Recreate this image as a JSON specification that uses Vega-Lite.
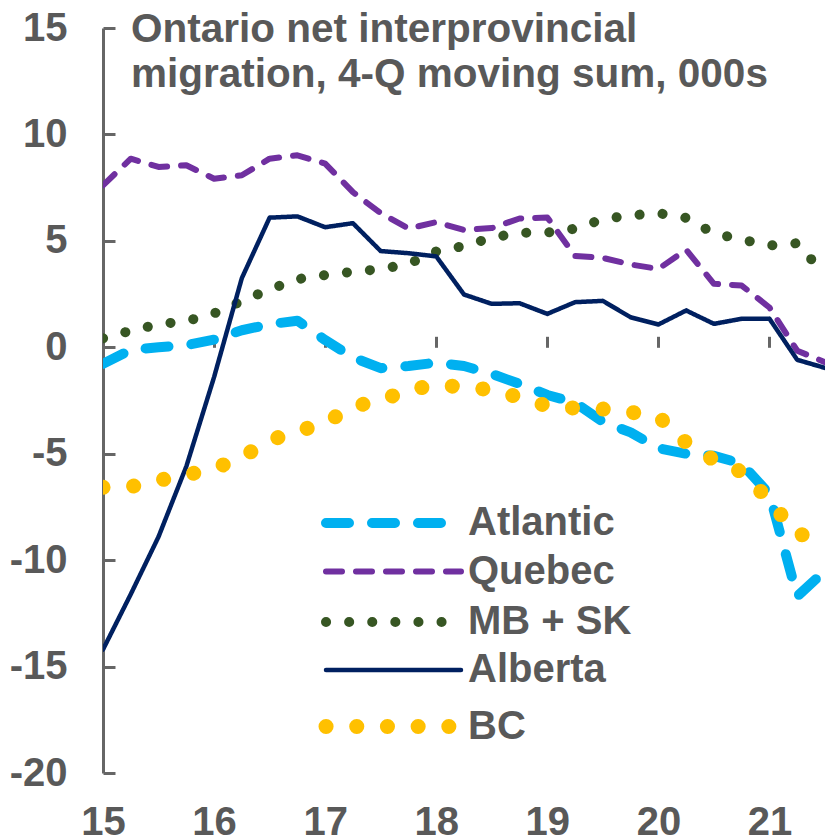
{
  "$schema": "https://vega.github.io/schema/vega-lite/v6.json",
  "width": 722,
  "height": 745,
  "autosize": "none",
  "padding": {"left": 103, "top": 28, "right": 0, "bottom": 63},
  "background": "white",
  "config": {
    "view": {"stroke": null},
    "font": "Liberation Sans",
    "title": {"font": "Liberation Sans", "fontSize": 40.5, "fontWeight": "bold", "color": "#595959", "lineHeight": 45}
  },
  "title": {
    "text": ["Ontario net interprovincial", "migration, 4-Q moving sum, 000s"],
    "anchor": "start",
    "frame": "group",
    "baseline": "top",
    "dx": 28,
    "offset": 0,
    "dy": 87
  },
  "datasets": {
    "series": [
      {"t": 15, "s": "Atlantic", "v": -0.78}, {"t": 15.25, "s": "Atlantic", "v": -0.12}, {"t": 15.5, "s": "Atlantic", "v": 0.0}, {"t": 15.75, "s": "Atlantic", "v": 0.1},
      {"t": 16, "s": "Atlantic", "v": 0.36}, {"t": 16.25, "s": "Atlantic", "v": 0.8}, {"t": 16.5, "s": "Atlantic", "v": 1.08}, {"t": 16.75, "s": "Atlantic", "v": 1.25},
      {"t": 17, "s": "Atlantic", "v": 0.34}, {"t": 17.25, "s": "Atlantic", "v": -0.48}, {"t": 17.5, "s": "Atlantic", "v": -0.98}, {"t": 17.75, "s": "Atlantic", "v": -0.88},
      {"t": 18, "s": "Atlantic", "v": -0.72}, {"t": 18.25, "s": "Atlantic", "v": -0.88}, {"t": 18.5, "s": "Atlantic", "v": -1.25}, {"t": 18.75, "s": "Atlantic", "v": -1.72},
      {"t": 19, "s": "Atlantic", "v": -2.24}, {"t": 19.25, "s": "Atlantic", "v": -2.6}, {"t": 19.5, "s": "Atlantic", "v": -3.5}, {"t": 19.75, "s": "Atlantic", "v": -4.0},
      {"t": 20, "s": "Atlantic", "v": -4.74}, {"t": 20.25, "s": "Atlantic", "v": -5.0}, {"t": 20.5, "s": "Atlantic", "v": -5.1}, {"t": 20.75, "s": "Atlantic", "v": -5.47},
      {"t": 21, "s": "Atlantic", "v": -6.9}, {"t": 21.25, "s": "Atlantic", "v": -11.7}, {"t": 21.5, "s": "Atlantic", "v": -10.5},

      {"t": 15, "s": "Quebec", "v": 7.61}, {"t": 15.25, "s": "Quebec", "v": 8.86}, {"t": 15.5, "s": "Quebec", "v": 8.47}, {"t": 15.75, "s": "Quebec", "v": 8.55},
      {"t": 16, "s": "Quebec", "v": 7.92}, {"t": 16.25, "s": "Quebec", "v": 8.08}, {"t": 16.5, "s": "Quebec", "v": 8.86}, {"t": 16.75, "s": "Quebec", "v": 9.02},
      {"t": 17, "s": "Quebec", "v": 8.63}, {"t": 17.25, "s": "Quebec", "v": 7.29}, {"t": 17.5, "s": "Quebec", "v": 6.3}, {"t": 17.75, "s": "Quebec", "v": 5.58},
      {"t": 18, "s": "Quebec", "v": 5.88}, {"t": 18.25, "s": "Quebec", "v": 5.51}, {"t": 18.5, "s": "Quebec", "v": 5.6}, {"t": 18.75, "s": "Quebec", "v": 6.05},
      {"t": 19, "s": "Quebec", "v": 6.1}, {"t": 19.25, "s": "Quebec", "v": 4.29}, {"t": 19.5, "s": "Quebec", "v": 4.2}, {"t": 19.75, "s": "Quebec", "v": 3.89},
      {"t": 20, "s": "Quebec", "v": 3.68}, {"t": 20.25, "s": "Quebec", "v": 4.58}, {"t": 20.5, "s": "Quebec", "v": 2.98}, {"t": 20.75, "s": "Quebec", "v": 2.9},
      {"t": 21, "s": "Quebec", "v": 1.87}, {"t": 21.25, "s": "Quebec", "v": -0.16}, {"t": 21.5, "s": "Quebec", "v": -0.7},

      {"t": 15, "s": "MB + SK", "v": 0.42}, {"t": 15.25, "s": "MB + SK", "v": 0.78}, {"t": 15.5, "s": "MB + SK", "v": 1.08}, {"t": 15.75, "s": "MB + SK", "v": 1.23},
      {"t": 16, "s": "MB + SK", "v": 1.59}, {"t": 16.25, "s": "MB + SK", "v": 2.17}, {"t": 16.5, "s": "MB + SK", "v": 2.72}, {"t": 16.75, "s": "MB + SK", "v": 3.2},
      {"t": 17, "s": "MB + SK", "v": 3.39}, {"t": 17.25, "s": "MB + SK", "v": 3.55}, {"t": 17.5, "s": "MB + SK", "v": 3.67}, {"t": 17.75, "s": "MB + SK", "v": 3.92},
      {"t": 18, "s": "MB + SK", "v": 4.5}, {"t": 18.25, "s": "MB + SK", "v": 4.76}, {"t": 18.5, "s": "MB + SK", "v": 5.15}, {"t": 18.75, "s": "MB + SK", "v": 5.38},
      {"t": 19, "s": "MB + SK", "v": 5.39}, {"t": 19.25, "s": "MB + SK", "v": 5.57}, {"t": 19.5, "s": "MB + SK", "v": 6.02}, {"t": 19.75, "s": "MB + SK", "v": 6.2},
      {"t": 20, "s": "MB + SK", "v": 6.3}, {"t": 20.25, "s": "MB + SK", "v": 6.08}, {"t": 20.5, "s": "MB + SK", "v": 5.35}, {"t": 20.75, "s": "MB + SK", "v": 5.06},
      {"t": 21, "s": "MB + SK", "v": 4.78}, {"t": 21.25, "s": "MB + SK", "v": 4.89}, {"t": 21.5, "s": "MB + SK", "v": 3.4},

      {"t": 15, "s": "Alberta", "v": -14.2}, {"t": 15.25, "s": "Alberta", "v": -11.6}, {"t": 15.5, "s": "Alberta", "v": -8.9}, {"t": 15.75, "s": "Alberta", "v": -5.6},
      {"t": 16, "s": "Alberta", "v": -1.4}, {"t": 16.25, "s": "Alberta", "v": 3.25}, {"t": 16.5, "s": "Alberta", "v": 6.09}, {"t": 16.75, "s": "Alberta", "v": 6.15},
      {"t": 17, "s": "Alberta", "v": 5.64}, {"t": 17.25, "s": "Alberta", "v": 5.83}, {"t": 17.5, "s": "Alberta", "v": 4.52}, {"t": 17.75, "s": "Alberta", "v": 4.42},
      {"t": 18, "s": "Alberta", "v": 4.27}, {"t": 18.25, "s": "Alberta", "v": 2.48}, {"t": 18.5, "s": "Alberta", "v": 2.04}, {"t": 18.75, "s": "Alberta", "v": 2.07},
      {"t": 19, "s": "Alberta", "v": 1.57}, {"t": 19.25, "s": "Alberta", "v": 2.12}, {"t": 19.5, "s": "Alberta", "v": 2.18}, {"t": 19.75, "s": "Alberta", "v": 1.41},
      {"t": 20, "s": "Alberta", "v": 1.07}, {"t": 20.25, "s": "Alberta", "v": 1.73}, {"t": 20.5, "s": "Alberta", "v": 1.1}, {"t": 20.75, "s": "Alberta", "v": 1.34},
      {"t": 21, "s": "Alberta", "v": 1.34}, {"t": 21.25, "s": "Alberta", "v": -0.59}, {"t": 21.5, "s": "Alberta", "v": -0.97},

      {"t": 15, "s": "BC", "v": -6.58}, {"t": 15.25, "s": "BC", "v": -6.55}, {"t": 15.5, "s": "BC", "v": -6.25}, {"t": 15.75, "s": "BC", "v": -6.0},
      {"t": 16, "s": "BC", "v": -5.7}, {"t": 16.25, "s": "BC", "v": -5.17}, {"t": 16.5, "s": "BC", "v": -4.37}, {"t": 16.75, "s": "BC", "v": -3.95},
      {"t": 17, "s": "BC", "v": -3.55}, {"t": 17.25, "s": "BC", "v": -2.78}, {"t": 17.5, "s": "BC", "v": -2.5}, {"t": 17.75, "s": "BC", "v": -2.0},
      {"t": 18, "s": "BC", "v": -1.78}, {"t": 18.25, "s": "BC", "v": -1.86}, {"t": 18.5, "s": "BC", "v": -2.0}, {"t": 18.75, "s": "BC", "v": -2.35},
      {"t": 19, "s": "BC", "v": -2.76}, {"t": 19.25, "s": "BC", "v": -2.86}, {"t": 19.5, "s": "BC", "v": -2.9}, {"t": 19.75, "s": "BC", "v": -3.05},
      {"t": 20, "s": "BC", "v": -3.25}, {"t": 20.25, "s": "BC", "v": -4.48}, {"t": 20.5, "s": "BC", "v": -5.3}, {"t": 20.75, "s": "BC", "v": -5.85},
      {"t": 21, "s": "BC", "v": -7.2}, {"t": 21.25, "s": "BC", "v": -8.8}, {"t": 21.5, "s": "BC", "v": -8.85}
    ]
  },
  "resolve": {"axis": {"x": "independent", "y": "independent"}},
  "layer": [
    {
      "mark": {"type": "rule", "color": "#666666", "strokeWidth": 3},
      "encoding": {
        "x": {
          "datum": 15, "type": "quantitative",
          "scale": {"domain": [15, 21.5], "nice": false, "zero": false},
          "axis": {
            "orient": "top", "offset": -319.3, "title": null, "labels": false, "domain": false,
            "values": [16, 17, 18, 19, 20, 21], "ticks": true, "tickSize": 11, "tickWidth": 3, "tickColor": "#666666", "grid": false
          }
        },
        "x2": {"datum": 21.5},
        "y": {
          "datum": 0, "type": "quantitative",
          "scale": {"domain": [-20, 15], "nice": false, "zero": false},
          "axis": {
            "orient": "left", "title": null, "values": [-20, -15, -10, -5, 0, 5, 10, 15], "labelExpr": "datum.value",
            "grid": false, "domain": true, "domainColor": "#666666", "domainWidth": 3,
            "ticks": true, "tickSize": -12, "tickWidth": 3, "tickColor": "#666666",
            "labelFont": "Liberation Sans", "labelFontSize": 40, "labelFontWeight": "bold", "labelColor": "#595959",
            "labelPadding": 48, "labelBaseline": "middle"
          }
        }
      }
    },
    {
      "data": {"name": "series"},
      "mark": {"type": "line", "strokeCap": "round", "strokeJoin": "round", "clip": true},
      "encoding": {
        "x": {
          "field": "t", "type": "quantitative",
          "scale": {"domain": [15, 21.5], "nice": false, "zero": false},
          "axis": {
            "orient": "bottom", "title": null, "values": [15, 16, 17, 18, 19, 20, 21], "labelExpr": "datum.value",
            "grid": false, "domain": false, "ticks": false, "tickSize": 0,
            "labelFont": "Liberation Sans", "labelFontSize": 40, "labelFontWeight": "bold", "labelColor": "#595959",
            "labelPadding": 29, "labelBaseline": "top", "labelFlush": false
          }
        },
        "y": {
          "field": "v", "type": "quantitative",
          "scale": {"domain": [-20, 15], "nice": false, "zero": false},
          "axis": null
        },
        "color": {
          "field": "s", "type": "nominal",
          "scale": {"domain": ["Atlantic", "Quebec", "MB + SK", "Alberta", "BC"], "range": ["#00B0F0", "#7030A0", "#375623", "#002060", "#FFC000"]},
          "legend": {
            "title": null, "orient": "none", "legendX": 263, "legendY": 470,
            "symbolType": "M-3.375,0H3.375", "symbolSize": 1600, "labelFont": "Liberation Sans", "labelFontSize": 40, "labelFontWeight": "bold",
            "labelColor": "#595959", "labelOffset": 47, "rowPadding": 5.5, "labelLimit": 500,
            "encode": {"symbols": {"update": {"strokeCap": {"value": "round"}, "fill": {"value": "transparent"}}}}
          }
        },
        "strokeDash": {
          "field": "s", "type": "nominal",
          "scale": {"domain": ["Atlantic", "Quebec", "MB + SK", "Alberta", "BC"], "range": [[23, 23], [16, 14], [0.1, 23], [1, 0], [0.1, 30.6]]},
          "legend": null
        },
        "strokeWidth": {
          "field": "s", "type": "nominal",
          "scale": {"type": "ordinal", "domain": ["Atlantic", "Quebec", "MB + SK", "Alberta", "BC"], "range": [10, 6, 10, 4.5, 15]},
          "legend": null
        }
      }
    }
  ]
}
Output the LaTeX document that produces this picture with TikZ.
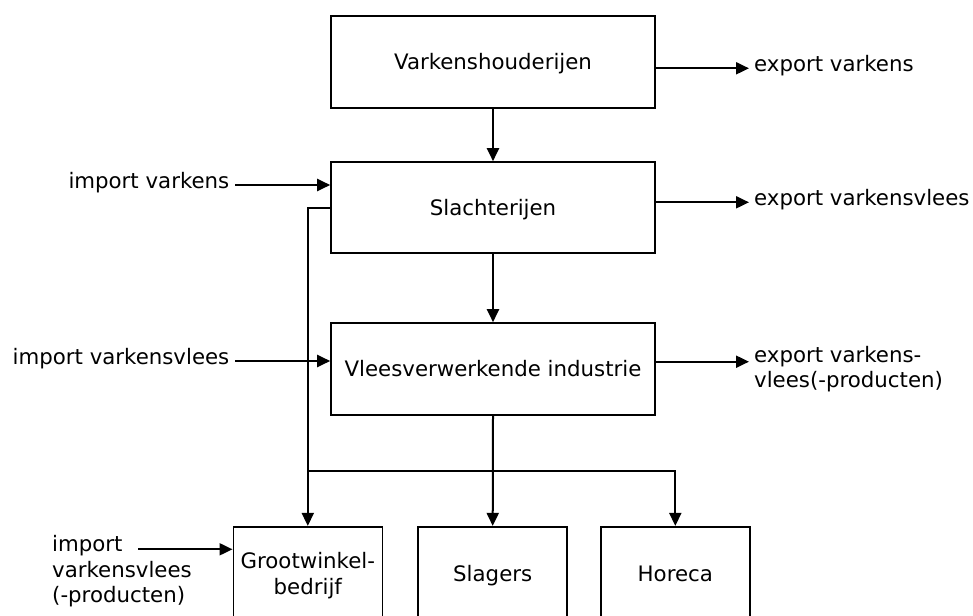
━━━
DIRECTIVE => Say how many lines of the material contain the word "that", with no other text.

THE COMPLETED TASK => 2